In May, SOFIA’s suite of seven cameras, spectrometers, and high-speed photometers was joined by the High-resolution Airborne Wideband Camera-Plus (HAWC+) far-infrared camera and polarimeter. This is currently the only available astronomical camera for making images using far-infrared light, allowing studies of low-temperature early stages of star and planet formation.
The SOFIA deployed to Christchurch, New Zealand, for seven weeks in June and July to conduct 24 science flights in the Southern Hemisphere. There, scientists had the opportunity to observe areas of interest such as the Galactic Center and other parts of the Milky Way that are not visible or difficult to observe from the Northern Hemisphere.
The SOFIA project is an 80/20 partnership between NASA and the German Aerospace Center (DLR). Elements of the SOFIA program are located at NASA centers throughout California; the aircraft is based at NASA Armstrong’s airborne science hangar in Palmdale while the SOFIA Program Office is located at NASA Ames Research Center in Mountain View, which manages SOFIA’s science and mission operations in cooperation with the Universities Space Research Association (USRA; Columbia, Md.) and the German SOFIA Institute (DSI; University of Stuttgart).
Spaceflight Technology
Flight Opportunities Program
In July, NASA’s Flight Opportunities Program, which is part of the agency’s Space Technology Mission Directorate and managed at Armstrong, selected more than a dozen payloads for the purpose of exploring new space technologies. The program provides opportunities for large and small businesses and universities to demonstrate technologies of interest to NASA in a space-like environment by testing them on board commercial suborbital launch vehicles, reduced-gravity parabolic aircraft flights, and high-altitude balloons.

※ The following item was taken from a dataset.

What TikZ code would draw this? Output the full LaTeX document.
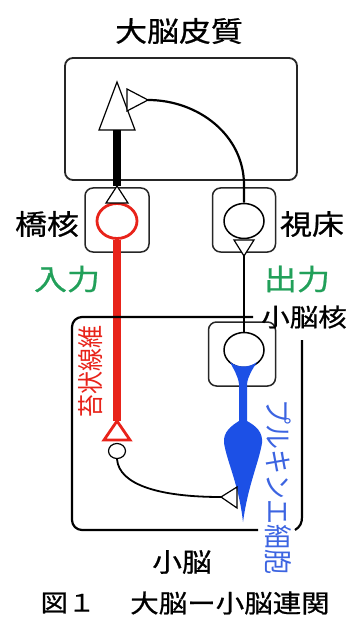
\documentclass[tikz,border=0pt]{standalone}
\usepackage{fontspec}
\setmainfont{Noto Sans CJK JP}
\newfontfamily\medfont{Noto Sans CJK JP}[FakeBold=0.7]
\usetikzlibrary{shapes.geometric}
\definecolor{fibred}{RGB}{232,35,26}
\definecolor{pcblue}{RGB}{28,80,230}
\definecolor{pctext}{RGB}{60,100,225}
\definecolor{iogreen}{RGB}{34,160,90}

\begin{document}
\begin{tikzpicture}[x=1pt,y=-1pt,line join=round]
\tikzstyle{region}=[draw=black!85,line width=1.5pt,rounded corners=8pt,inner sep=0pt]
\tikzstyle{soma}=[draw,ellipse,fill=white,minimum width=40pt,minimum height=35pt,inner sep=0pt,line width=1.5pt]
\tikzstyle{bouton}=[draw,fill=white,line width=1.2pt,line join=miter]
\tikzstyle{lbl}=[inner sep=0pt,xscale=1.14]
\useasboundingbox (0,0) rectangle (355,617);

% cerebral cortex
\node[lbl,font=\fontsize{28}{28}\medfont] (ctxlbl) at (179,31) {大脳皮質};
\node[region,line width=1.8pt,minimum width=232pt,minimum height=122pt] (ctx) at (181,119) {};
\coordinate (pyr) at (117,130);
\coordinate (ctxT) at (148,100);

% boxes round the nuclei
\node[region,minimum width=64pt,minimum height=64pt] (pnbox) at (117,220) {};
\node[region,minimum width=63pt,minimum height=64pt] (thbox) at (244,220) {};
\node[region,minimum width=67pt,minimum height=64pt] (cnbox) at (242,354) {};

% cell bodies
\node[soma,draw=fibred,line width=2.8pt] (pn) at (117,221) {};
\node[soma] (th) at (244,221) {};
\node[soma] (cn) at (244,350) {};
\node[soma,minimum width=17pt,minimum height=15pt,line width=1.2pt] (gr) at (117,451) {};
\coordinate (pnT) at (117,186);
\coordinate (thT) at (244,256);
\coordinate (mfT) at (117,421);
\coordinate (grT) at (221,497);

% cortex -> pons
\draw[line width=8pt] (pyr) -- (pnT);
\draw[bouton] (117,82) -- (135,130) -- (99,130) -- cycle;
\draw[bouton] (pnT) -- (128,203) -- (106,203) -- cycle;

% mossy fibre
\draw[fibred,line width=8pt] (pn.south) -- (mfT);
\draw[bouton,draw=fibred,line width=2.8pt] (mfT) -- (130,440) -- (104,440) -- cycle;

% thalamus -> cortex
\draw[line width=2.2pt] (th.north) -- (244,185) .. controls (244,135) and (198,100) .. (ctxT);
\draw[bouton] (ctxT) -- (127,111) -- (127,89) -- cycle;

% nucleus -> thalamus
\draw[line width=1.6pt] (thT) -- (cn.north);
\draw[bouton] (234,240) -- (254,240) -- (thT) -- cycle;

% cerebellum outline
\draw[line width=2.2pt,rounded corners=10pt] (253,317) -| (72,530) -- (258,530);
\draw[line width=2.2pt] (302,340) -- (302,517) .. controls (302,523) and (300,527) .. (295,530);

% Purkinje cell
\fill[pcblue] (257,362) .. controls (252,370) and (248,376) .. (247,384) -- (247,421)
  .. controls (256,426) and (263,432) .. (262,443) .. controls (259,462) and (248,485) .. (243,522)
  .. controls (239,485) and (227,462) .. (224,443) .. controls (223,432) and (231,426) .. (239,421)
  -- (239,384) .. controls (238,376) and (234,370) .. (230,362)
  .. controls (238,368) and (249,368) .. (257,362) -- cycle;

% granule cell -> Purkinje cell
\draw[line width=1.8pt] (gr.south) .. controls (119,485) and (160,497) .. (grT);
\draw[bouton] (grT) -- (237,487) -- (237,508) -- cycle;

% labels
\node[lbl,font=\fontsize{28}{28}\medfont] (pnlbl) at (47,224) {橋核};
\node[lbl,font=\fontsize{28}{28}\medfont] (thlbl) at (312,224) {視床};
\node[lbl,iogreen,font=\fontsize{29}{29}\medfont] (inlbl) at (67,279) {入力};
\node[lbl,iogreen,font=\fontsize{29}{29}\medfont] (outlbl) at (297,279) {出力};
\node[lbl,font=\fontsize{25}{25}\medfont] (cnlbl) at (304,317) {小脳核};
\node[lbl,fibred,rotate=90,font=\fontsize{23}{23}\selectfont] (mflbl) at (91,371) {苔状線維};
\node[lbl,pctext,rotate=-90,font=\fontsize{25}{25}\selectfont] (pclbl) at (278,487) {プルキンエ細胞};
\node[lbl,font=\fontsize{26}{26}\medfont] (cblbl) at (182,562) {小脳};
\node[lbl,font=\fontsize{24}{24}\medfont] (figno) at (68,603) {図１};
\node[lbl,font=\fontsize{25}{25}\medfont] (figttl) at (230,603) {大脳ー小脳連関};
\end{tikzpicture}
\end{document}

Building a flight heritage enables these technologies to be more readily included in future NASA projects and to stimulate the growth of the U.S. commercial spaceflight industry. The selectees’ experiments included fluids and heat transfer testing, sample retrieval technology, robotics, oxygen generation technology, radiation measurements and testing of new facilities for experiments in the relevant environment provided by the flight vehicles.